For each LSM hook triggered by a thread, all of its Landlock eBPF
programs (dedicated for this kind of hook) will be evaluated (if
needed). This is the same behavior as seccomp (list of BPF programs
attached to a process hierarchy) except the BPF programs are not
evaluated for syscall but for LSM hooks. There is no way to make it more
fine-grained :)

There is a way to attach different bpf program per cgroup
and per lsm hook. Such approach drastically reduces overhead
of sandboxed application.

quoted

Anoop Naravaram's use case is to control the ports the applications
under cgroup can bind and listen on.
Such use case can be solved by such 'lsm cgroup controller' by
attaching bpf program to security_socket_bind lsm hook and
filtering sockaddr.
Furthermore Sargun's use case is to allow further sockaddr rewrites
from the bpf program which can be done as natural extension
of such mechanism.

If I understood Daniel's Anoop's Sargun's and yours use cases
correctly the common piece of kernel infrastructure that can solve
them all can start from Daniel's current set of patches that
establish a mechanism of attaching bpf program to a cgroup.
Then adding lsm hooks to it and later allowing argument rewrite
(since they're already in the kernel and no ToCToU problems exist)

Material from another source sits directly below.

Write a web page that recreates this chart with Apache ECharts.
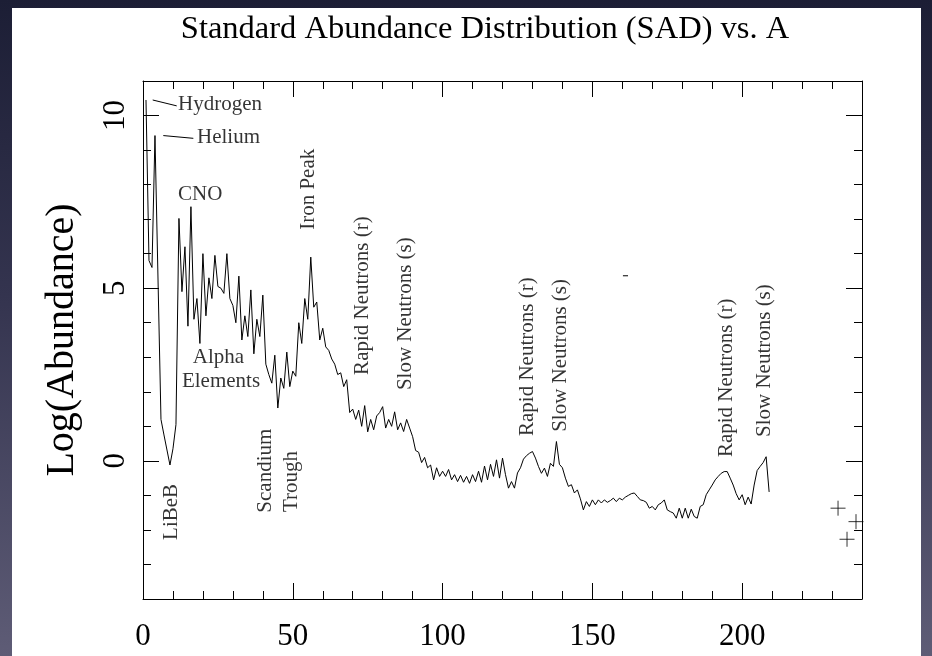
<!DOCTYPE html>
<html>
<head>
<meta charset="utf-8">
<script src="https://cdn.jsdelivr.net/npm/echarts@6/dist/echarts.min.js"></script>
<style>
html,body{margin:0;padding:0;background:#1d1f36;}
#c{width:932px;height:656px;background:linear-gradient(180deg,#1c1e35 0%,#34344f 45%,#5e5c76 100%);}
</style>
</head>
<body>
<div id="c"></div>
<script>
// ---- data ----
const massNumber = [
  1, 2, 3, 4, 6, 7, 9, 10, 11,
  12, 13, 14, 15, 16, 17, 18, 19, 20,
  21, 22, 23, 24, 25, 26, 27, 28, 29, 30,
  31, 32, 33, 34, 35, 36, 37, 38, 39, 40,
  41, 42, 43, 44, 45, 46, 47, 48, 49, 50,
  51, 52, 53, 54, 55, 56, 57, 58, 59, 60,
  61, 62, 63, 64, 65, 66, 67, 68, 69, 70,
  71, 72, 73, 74, 75, 76, 77, 78, 79, 80,
  81, 82, 83, 84, 85, 86, 87, 88, 89, 90,
  91, 92, 93, 94, 95, 96, 97, 98, 99, 100,
  101, 102, 103, 104, 105, 106, 107, 108, 109, 110,
  111, 112, 113, 114, 115, 116, 117, 118, 119, 120,
  121, 122, 123, 124, 125, 126, 127, 128, 129, 130,
  131, 132, 133, 134, 135, 136, 137, 138, 139, 140,
  141, 142, 143, 144, 145, 146, 147, 148, 149, 150,
  151, 152, 153, 154, 155, 156, 157, 158, 159, 160,
  161, 162, 163, 164, 165, 166, 167, 168, 169, 170,
  171, 172, 173, 174, 175, 176, 177, 178, 179, 180,
  181, 182, 183, 184, 185, 186, 187, 188, 189, 190,
  191, 192, 193, 194, 195, 196, 197, 198, 199, 200,
  201, 202, 203, 204, 205, 206, 207, 208, 209
];
const logAbundance = [
  10.45, 5.8, 5.6, 9.42, 1.2, 0.75, -0.12, 0.35, 1.05,
  7.02, 4.9, 6.2, 3.9, 7.36, 4.1, 4.7, 3.4, 6.0,
  4.2, 5.3, 4.7, 5.95, 5.05, 5.0, 4.85, 6.0, 4.7, 4.5,
  4.0, 5.35, 3.5, 4.2, 3.6, 4.95, 3.1, 4.1, 3.6, 4.8,
  2.8, 2.5, 2.25, 3.06, 1.53, 2.4, 2.1, 3.15, 2.15, 2.6,
  2.45, 4.0, 3.4, 4.7, 4.1, 5.9, 4.45, 4.6, 3.5, 3.84,
  3.3, 3.2, 2.95, 2.8, 2.5, 2.55, 2.15, 2.35, 1.4, 1.5,
  1.2, 1.47, 1.0, 1.6, 0.84, 1.2, 0.9, 1.3, 1.4, 1.57,
  0.95, 1.2, 1.0, 1.42, 0.9, 1.1, 0.85, 1.2, 0.95, 0.7,
  0.3, 0.25, -0.05, 0.1, -0.2, -0.12, -0.55, -0.2, -0.45, -0.3,
  -0.45, -0.25, -0.55, -0.4, -0.6, -0.42, -0.62, -0.45, -0.65, -0.4,
  -0.6, -0.3, -0.62, -0.15, -0.55, -0.1, -0.45, 0.03, -0.5, 0.08,
  -0.4, -0.79, -0.6, -0.79, -0.35, -0.2, 0.05, 0.15, 0.22, 0.27,
  0.08, -0.16, -0.36, -0.21, -0.45, -0.07, -0.16, 0.56, -0.1, -0.2,
  -0.5, -0.74, -0.69, -0.93, -0.84, -1.1, -1.42, -1.18, -1.32, -1.13,
  -1.27, -1.13, -1.22, -1.13, -1.2, -1.15, -1.08, -1.18, -1.08, -1.13,
  -1.05, -1.0, -0.95, -0.93, -1.03, -1.13, -1.15, -1.2, -1.37, -1.32,
  -1.42, -1.27, -1.22, -1.13, -1.42, -1.47, -1.51, -1.66, -1.37, -1.66,
  -1.37, -1.66, -1.4, -1.61, -1.66, -1.32, -1.27, -0.98, -0.84, -0.7,
  -0.55, -0.45, -0.36, -0.31, -0.31, -0.5, -0.7, -0.95, -1.13, -0.98,
  -1.27, -1.05, -1.25, -0.7, -0.28, -0.16, -0.05, 0.12, -0.9
];
// actinides drawn as "+" marks
const actinideMass = [232, 235, 238];
const actinideAbundance = [-1.37, -2.27, -1.76];

const xTickLabels = ['0', '50', '100', '150', '200'];
const yTickLabels = ['0', '5', '10'];
const titleText = 'Standard Abundance Distribution (SAD) vs. A';
const yAxisTitle = 'Log(Abundance)';

// annotation texts with their anchor in data units (A, log abundance)
const annotations = [
  { text: 'Hydrogen', at: [11.68, 10.31], rotate: 0, align: 'left' },
  { text: 'Helium', at: [18.02, 9.35], rotate: 0, align: 'left' },
  { text: 'CNO', at: [11.68, 7.70], rotate: 0, align: 'left' },
  { text: 'Iron Peak', at: [55.24, 6.69], rotate: 90, align: 'left' },
  { text: 'Alpha', at: [25.2, 2.98], rotate: 0, align: 'center' },
  { text: 'Elements', at: [26.03, 2.29], rotate: 0, align: 'center' },
  { text: 'LiBeB', at: [9.51, -2.29], rotate: 90, align: 'left' },
  { text: 'Scandium', at: [40.89, -1.50], rotate: 90, align: 'left' },
  { text: 'Trough', at: [49.57, -1.48], rotate: 90, align: 'left' },
  { text: 'Rapid Neutrons (r)', at: [73.26, 2.49], rotate: 90, align: 'left' },
  { text: 'Slow Neutrons (s)', at: [87.78, 2.05], rotate: 90, align: 'left' },
  { text: 'Rapid Neutrons (r)', at: [128.3, 0.72], rotate: 90, align: 'left' },
  { text: 'Slow Neutrons (s)', at: [139.2, 0.84], rotate: 90, align: 'left' },
  { text: 'Rapid Neutrons (r)', at: [194.6, 0.11], rotate: 90, align: 'left' },
  { text: 'Slow Neutrons (s)', at: [207.6, 0.69], rotate: 90, align: 'left' }
];
// leader lines (data units)
const hydrogenLeader = [[3.24, 10.45], [11.25, 10.28]];
const heliumLeader = [[6.78, 9.42], [16.8, 9.34]];
const strayDash = [[160.2, 5.36], [161.9, 5.36]];

// ---- chart ----
const FONT = '"Liberation Serif", "Times New Roman", Times, serif';
const BLACK = '#000';
const X_MIN = 0, X_MAX = 240, Y_MIN = -4, Y_MAX = 11;

const seriesData = massNumber.map((a, i) => [a, logAbundance[i]]);
const actinideData = actinideMass.map((a, i) => [a, actinideAbundance[i]]);

function xAxisDef(position, major, withLabels) {
  return {
    type: 'value', position: position, min: X_MIN, max: X_MAX,
    interval: major ? 50 : 10,
    axisLine: { show: !major, onZero: false, lineStyle: { color: BLACK, width: 1 } },
    axisTick: major
      ? { show: true, inside: true, length: 16, customValues: xTickLabels.map(Number), lineStyle: { color: BLACK, width: 1 } }
      : { show: true, inside: true, length: 8, lineStyle: { color: BLACK, width: 1 } },
    axisLabel: withLabels ? {
      show: true, margin: 22, color: BLACK, fontFamily: FONT, fontSize: 31,
      formatter: v => (xTickLabels.indexOf(String(v)) >= 0 ? String(v) : '')
    } : { show: false },
    splitLine: { show: false },
    axisPointer: { show: false }
  };
}
function yAxisDef(position, major, withLabels) {
  const def = {
    type: 'value', position: position, min: Y_MIN, max: Y_MAX,
    interval: 1,
    axisLine: { show: !major, onZero: false, lineStyle: { color: BLACK, width: 1 } },
    axisTick: major
      ? { show: true, inside: true, length: 16, customValues: yTickLabels.map(Number), lineStyle: { color: BLACK, width: 1 } }
      : { show: true, inside: true, length: 8, lineStyle: { color: BLACK, width: 1 } },
    axisLabel: withLabels ? {
      show: true, margin: 12, rotate: 90, color: BLACK, fontFamily: FONT, fontSize: 31,
      formatter: v => (yTickLabels.indexOf(String(v)) >= 0 ? String(v) : '')
    } : { show: false },
    splitLine: { show: false },
    axisPointer: { show: false }
  };
  if (withLabels) {
    def.name = yAxisTitle;
    def.nameLocation = 'middle';
    def.nameRotate = 90;
    def.nameGap = 61;
    def.nameTextStyle = { color: BLACK, fontFamily: FONT, fontSize: 40 };
  }
  return def;
}

const lineCommon = { type: 'line', symbol: 'none', silent: true, xAxisIndex: 0, yAxisIndex: 0,
  lineStyle: { color: BLACK, width: 1 }, animation: false };

const option = {
  animation: false,
  graphic: [
    { type: 'rect', z: -10, silent: true, shape: { x: 12, y: 8, width: 909, height: 648 }, style: { fill: '#ffffff' } },
    { type: 'text', z: 10, silent: true, x: 485, y: 29,
      style: { text: titleText, fill: BLACK, font: '32.5px ' + FONT, textAlign: 'center', textVerticalAlign: 'middle' } }
  ],
  grid: { left: 143, right: 70, top: 81, bottom: 57, containLabel: false, show: false },
  xAxis: [
    xAxisDef('bottom', false, true),
    xAxisDef('bottom', true, false),
    xAxisDef('top', false, false),
    xAxisDef('top', true, false)
  ],
  yAxis: [
    yAxisDef('left', false, true),
    yAxisDef('left', true, false),
    yAxisDef('right', false, false),
    yAxisDef('right', true, false)
  ],
  series: [
    Object.assign({}, lineCommon, { name: 'SAD', data: seriesData, z: 3 }),
    Object.assign({}, lineCommon, { name: 'H leader', data: hydrogenLeader }),
    Object.assign({}, lineCommon, { name: 'He leader', data: heliumLeader }),
    Object.assign({}, lineCommon, { name: 'dash', data: strayDash }),
    {
      type: 'scatter', name: 'Actinides', silent: true, xAxisIndex: 0, yAxisIndex: 0,
      symbol: 'path://M0,-1L0,1M-1,0L1,0', symbolSize: 15,
      itemStyle: { color: 'rgba(0,0,0,0)', borderColor: BLACK, borderWidth: 1 },
      data: actinideData
    },
    {
      type: 'scatter', name: 'Annotations', silent: true, xAxisIndex: 0, yAxisIndex: 0,
      symbolSize: 1, itemStyle: { color: 'rgba(0,0,0,0)' },
      data: annotations.map(a => ({
        value: a.at,
        label: { show: true, position: 'inside', formatter: a.text, rotate: a.rotate,
                 align: a.align, verticalAlign: 'middle',
                 color: BLACK, fontFamily: FONT, fontSize: 21 }
      }))
    }
  ]
};

const chart = echarts.init(document.getElementById('c'), null, { renderer: 'canvas', width: 932, height: 656 });
chart.setOption(option);
</script>
</body>
</html>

To sum up, the pieces we have in common are the eBPF use and (optionally
for Landlock) there execution depending of the current cgroup.

Moreover, the three other series (Sargun's, Anoop's and Daniel's) do not
deal with unprivileged process which is the main purpose of Landlock.
I'm not sure that allowing sockaddr rewrites is a good idea here... Like
other LSMs, Landlock is dedicated to access-control.

we have to find common ground and common infra to solve all these use cases.
Pointing out the differences isn't going to make this snowflake
any more special.

For the network-related series, I think it make more sense to simply
create a netfilter rule matching a cgroup and then add more features to
netfilter (restrict port ranges and so on) thanks to eBPF programs.
Containers are (usually) in a dedicated network namespace, which open
the possibility to not only rely on cgroups (e.g. match UID,
netmask...). It would also be more flexible to be able to load a BPF
program in netfilter and update its maps on the fly to make dynamic
rules, like ipset does, but in a more generic way.

quoted

As far as safety and type checking that bpf programs has to do,
I like the approach of patch 06/10:
+LANDLOCK_HOOK2(file_open, FILE_OPEN,
+       PTR_TO_STRUCT_FILE, struct file *, file,
+       PTR_TO_STRUCT_CRED, const struct cred *, cred
+)
teaching verifier to recognize struct file, cred, sockaddr
will let bpf program access them naturally without any overhead.
Though:

@@ -102,6 +102,9 @@ enum bpf_prog_type {
        BPF_PROG_TYPE_SCHED_CLS,
        BPF_PROG_TYPE_SCHED_ACT,
        BPF_PROG_TYPE_TRACEPOINT,
+       BPF_PROG_TYPE_LANDLOCK_FILE_OPEN,
+       BPF_PROG_TYPE_LANDLOCK_FILE_PERMISSION,
+       BPF_PROG_TYPE_LANDLOCK_MMAP_FILE,
 };

is a bit of overkill.
I think it would be cleaner to have single
BPF_PROG_TYPE_LSM and at program load time pass
lsm_hook_id as well, so that verifier can do safety checks
based on type info provided in LANDLOCK_HOOKs

I first started with a unique BPF_PROG_TYPE but, the thing is, the BPF
verifier check programs according to their types. If we need to check
specific context value types (e.g. PTR_TO_STRUCT_FILE), we need a
dedicated program types. I don't see any other way to do it with the
current verifier code. Moreover it's the purpose of program types, right?

Adding new bpf program type for every lsm hook is not acceptable.
Either do one new program type + pass lsm_hook_id as suggested
or please come up with an alternative approach.